PRESS COVERAGE of Sarah Palin — John McCain’s Vice Presidential running mate — continues to be utterly wretched, both in its lazy repetition of what have already become cliches, and also in its predictably partisan perspective.
As a typical example of what we’re slogging through each morning, consider this from the Philadelphia Daily News: Obama should have picked Hillary. The columnist uses the ploy of quoting others to express what we assume are her own views:
“Here’s a woman who doesn’t believe in choice, in equal pay, in the separation of church and state, who believes in creationism . . . and she’s going to appeal to Clinton supporters? How could that be true?”
After that, the columnist chaotically lapses into, then out of, and then back into her own voice — which we assume is stylishly shrill:
What infuriates me is seeing the likes of Sarah Palin reap the rewards of the feminist movement, the very tenets of which she disdains.
“I hate her,” several of my normally rational friends said yesterday morning.
It was a bad case of Post-Palin Depression.
That, gentle reader, is what we’ve been contending with as we seek to find a competent press account of the “creationist Sarah Palin” phenomenon. After reviewing several dozen news sources, we found one that seems to be moving toward a rational grasp of Palin’s actual position on creationism: In USA Today we read: Convention afterthoughts. They say:
First impressions are often lasting impressions, even if they’re incomplete. Take, for example, Sarah Palin’s view on teaching evolution and creationism in public schools.
Many news stories and editorials, including one on this page, summarized her position based on a comment she made in a 2006 debate, when she was running for governor of Alaska: “I am a proponent of teaching both.”
End of story? Not exactly.
Aha! One newspaper is willing to look a bit deeper. What do they find?
That same week, she clarified her stance, saying that creationism shouldn’t be mandated as part of the Alaska curriculum, but that there shouldn’t be any prohibition on discussing it if it comes up in class.

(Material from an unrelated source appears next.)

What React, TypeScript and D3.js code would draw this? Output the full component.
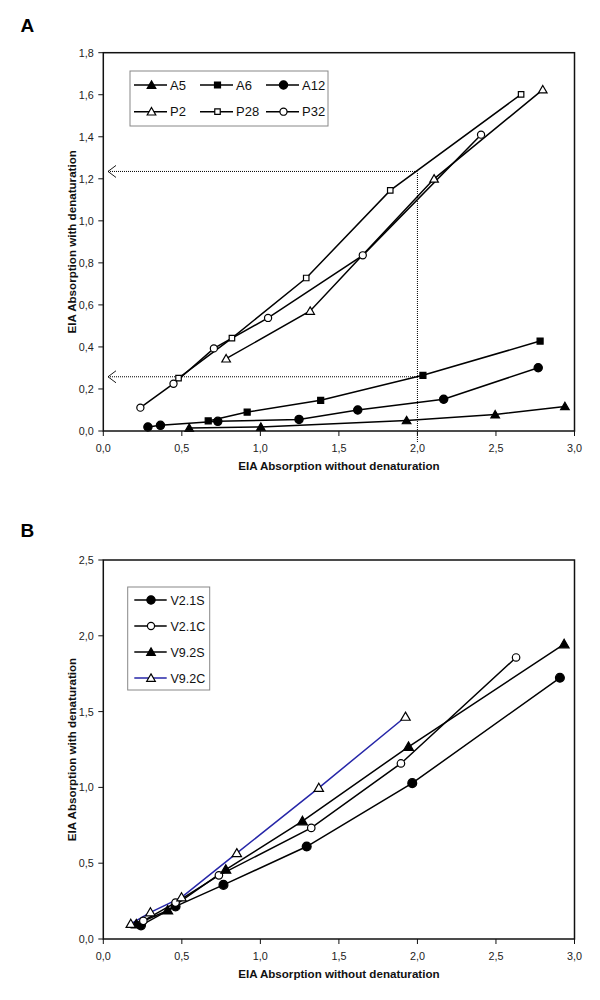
import React from "react";
import * as d3 from "d3";

// ---------- Data ----------
const xTicks = [0, 0.5, 1, 1.5, 2, 2.5, 3];
const yTicksA = [0, 0.2, 0.4, 0.6, 0.8, 1.0, 1.2, 1.4, 1.6, 1.8];
const yTicksB = [0, 0.5, 1.0, 1.5, 2.0, 2.5];

const A5: [number, number][] = [[0.547, 0.014], [1.003, 0.019], [1.931, 0.05], [2.495, 0.078], [2.939, 0.117]];
const A6: [number, number][] = [[0.668, 0.048], [0.916, 0.09], [1.384, 0.146], [2.035, 0.265], [2.781, 0.428]];
const A12: [number, number][] = [[0.284, 0.019], [0.364, 0.027], [0.729, 0.046], [1.246, 0.055], [1.62, 0.1], [2.167, 0.151], [2.769, 0.301]];
const P2: [number, number][] = [[0.782, 0.344], [1.317, 0.571], [2.106, 1.2], [2.798, 1.624]];
const P28: [number, number][] = [[0.479, 0.252], [0.819, 0.442], [1.292, 0.728], [1.827, 1.145], [2.66, 1.602]];
const P32: [number, number][] = [[0.236, 0.111], [0.447, 0.225], [0.704, 0.393], [1.049, 0.538], [1.652, 0.836], [2.405, 1.41]];

const V21S: [number, number][] = [[0.24, 0.09], [0.46, 0.215], [0.765, 0.357], [1.295, 0.61], [1.967, 1.028], [2.907, 1.723]];
const V21C: [number, number][] = [[0.255, 0.12], [0.46, 0.24], [0.736, 0.42], [1.324, 0.733], [1.895, 1.158], [2.628, 1.857]];
const V92S: [number, number][] = [[0.21, 0.097], [0.41, 0.189], [0.78, 0.458], [1.268, 0.777], [1.943, 1.268], [2.934, 1.945]];
const V92C: [number, number][] = [[0.175, 0.1], [0.3, 0.176], [0.498, 0.275], [0.85, 0.566], [1.372, 0.997], [1.924, 1.466]];

// reference guide lines in panel A (x = 2.0)
const guideX = 2.0;
const guideYs = [1.235, 0.258];
const arrowTipX = 0.03;

type Shape = "triangle" | "square" | "circle";
interface Series { name: string; data: [number, number][]; shape: Shape; filled: boolean; color: string; }

const seriesA: Series[] = [
  { name: "A5", data: A5, shape: "triangle", filled: true, color: "#000" },
  { name: "A6", data: A6, shape: "square", filled: true, color: "#000" },
  { name: "A12", data: A12, shape: "circle", filled: true, color: "#000" },
  { name: "P2", data: P2, shape: "triangle", filled: false, color: "#000" },
  { name: "P28", data: P28, shape: "square", filled: false, color: "#000" },
  { name: "P32", data: P32, shape: "circle", filled: false, color: "#000" },
];
const seriesB: Series[] = [
  { name: "V2.1S", data: V21S, shape: "circle", filled: true, color: "#000" },
  { name: "V2.1C", data: V21C, shape: "circle", filled: false, color: "#000" },
  { name: "V9.2S", data: V92S, shape: "triangle", filled: true, color: "#000" },
  { name: "V9.2C", data: V92C, shape: "triangle", filled: false, color: "#2626a8" },
];

const fmt = (d: number) => d.toFixed(1).replace(".", ",");
const FONT = "'Liberation Sans', Arial, sans-serif";

function markerPath(shape: Shape, filled: boolean, big: boolean) {
  const t = shape === "triangle" ? d3.symbolTriangle : shape === "square" ? d3.symbolSquare : d3.symbolCircle;
  let size: number;
  if (shape === "circle") size = filled ? (big ? 62 : 54) : (big ? 44 : 40);
  else if (shape === "square") size = filled ? 36 : 30;
  else size = filled ? (big ? 42 : 32) : (big ? 38 : 32);
  return d3.symbol(t, size)() as string;
}

function Marker({ s, x, y, big }: { s: Series; x: number; y: number; big: boolean }) {
  const ty = s.shape === "triangle" ? 0.8 : 0;
  return (
    <path d={markerPath(s.shape, s.filled, big)} transform={`translate(${x},${y + ty})`}
      fill={s.filled ? "#000" : "#fff"} stroke="#000" strokeWidth={1.2} />
  );
}

function Panel({ label, labelY, y0, y1, yMax, yTicks, series, big, legend, guides }: any) {
  const x = d3.scaleLinear().domain([0, 3]).range([103.3, 574.5]);
  const y = d3.scaleLinear().domain([0, yMax]).range([y1, y0]);
  const line = d3.line<[number, number]>().x(d => x(d[0])).y(d => y(d[1]));
  return (
    <g fontFamily={FONT}>
      <text x={20.5} y={labelY} fontSize={19} fontWeight="bold">{label}</text>
      {guides && (
        <g stroke="#000" strokeWidth={1} fill="none">
          {guideYs.map((g, i) => (
            <g key={i}>
              <line x1={x(arrowTipX)} x2={x(guideX)} y1={y(g)} y2={y(g)} strokeDasharray="1,1" />
              <path d={`M${x(arrowTipX) + 8},${y(g) - 6} L${x(arrowTipX)},${y(g)} L${x(arrowTipX) + 8},${y(g) + 6}`} strokeWidth={0.9} />
            </g>
          ))}
          <line x1={x(guideX)} x2={x(guideX)} y1={y1 + 11} y2={y(guideYs[0])} strokeDasharray="1,1" />
        </g>
      )}
      {series.map((s: Series) => (
        <path key={s.name} d={line(s.data) as string} fill="none" stroke={s.color} strokeWidth={1.5} />
      ))}
      {series.map((s: Series) => s.data.map((d, i) => (
        <Marker key={s.name + i} s={s} x={x(d[0])} y={y(d[1])} big={big} />
      )))}
      <rect x={x(0)} y={y0} width={x(3) - x(0)} height={y1 - y0} fill="none" stroke="#111" strokeWidth={1.5} />
      {xTicks.map(t => (
        <g key={"x" + t}>
          <line x1={x(t)} x2={x(t)} y1={y1} y2={y1 + 5} stroke="#111" strokeWidth={1} />
          <text x={x(t)} y={y1 + 21} textAnchor="middle" fontSize={10.8} fill="#222">{fmt(t)}</text>
        </g>
      ))}
      {yTicks.map((t: number) => (
        <g key={"y" + t}>
          <line x1={x(0) - 5} x2={x(0)} y1={y(t)} y2={y(t)} stroke="#111" strokeWidth={1} />
          <text x={x(0) - 9.5} y={y(t) + 3.9} textAnchor="end" fontSize={10.8} fill="#222">{fmt(t)}</text>
        </g>
      ))}
      <text x={(x(0) + x(3)) / 2} y={y1 + 39} textAnchor="middle" fontSize={11.6} fontWeight="bold" fill="#111">EIA Absorption without denaturation</text>
      <text transform={`translate(${x(0) - 27},${(y0 + y1) / 2}) rotate(-90)`} textAnchor="middle" fontSize={11.6} fontWeight="bold" fill="#111">EIA Absorption with denaturation</text>
      {legend}
    </g>
  );
}

function LegendA() {
  const cols = [134, 200, 266];
  const rows = [85, 111.7];
  return (
    <g>
      <rect x={130} y={71} width={198} height={55} fill="#fff" stroke="#888" strokeWidth={1} />
      {seriesA.map((s, i) => {
        const cx = cols[i % 3], cy = rows[Math.floor(i / 3)];
        return (
          <g key={s.name}>
            <line x1={cx} x2={cx + 33} y1={cy} y2={cy} stroke="#000" strokeWidth={1.5} />
            <Marker s={s} x={cx + 17.5} y={cy} big={false} />
            <text x={cx + 36} y={cy + 4.6} fontSize={13} fill="#111">{s.name}</text>
          </g>
        );
      })}
    </g>
  );
}

function LegendB() {
  const rows = [600, 626, 652, 678];
  return (
    <g>
      <rect x={127.7} y={587} width={82} height={103} fill="#fff" stroke="#888" strokeWidth={1} />
      {seriesB.map((s, i) => (
        <g key={s.name}>
          <line x1={134.3} x2={166.7} y1={rows[i]} y2={rows[i]} stroke={s.color} strokeWidth={1.5} />
          <Marker s={s} x={151} y={rows[i]} big={false} />
          <text x={170.5} y={rows[i] + 4.5} fontSize={12.5} fill="#111">{s.name}</text>
        </g>
      ))}
    </g>
  );
}

export default function App() {
  return (
    <svg width={600} height={1000} style={{ position: "absolute", left: 0, top: 0, background: "#fff" }}>
      <rect width={600} height={1000} fill="#fff" />
      <Panel label="A" labelY={32} y0={52.7} y1={431} yMax={1.8} yTicks={yTicksA} series={seriesA} big={false} legend={<LegendA />} guides />
      <Panel label="B" labelY={537} y0={560} y1={939} yMax={2.5} yTicks={yTicksB} series={seriesB} big={true} legend={<LegendB />} guides={false} />
    </svg>
  );
}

Palin, whose father was once a public school science teacher, got it right the second time, neatly finding the sensible middle ground in a polarizing national debate.
Not bad. They don’t point out, as we have done in earlier articles, that Palin hasn’t tried to affect the school curriculum in Alaska, even in her PTA days before she was governor and her kids were in public school. In other words, she’s what we’ve described as a libertarian creationist — she keeps her religious opinions to herself and doesn’t impose them on others.
Anyway, we’ve found one newspaper that seems to be groping toward an understanding of the McCain – Palin ticket. But only one. Would we be wildly optimistic if we dare to hope that before election day, there might be a few others?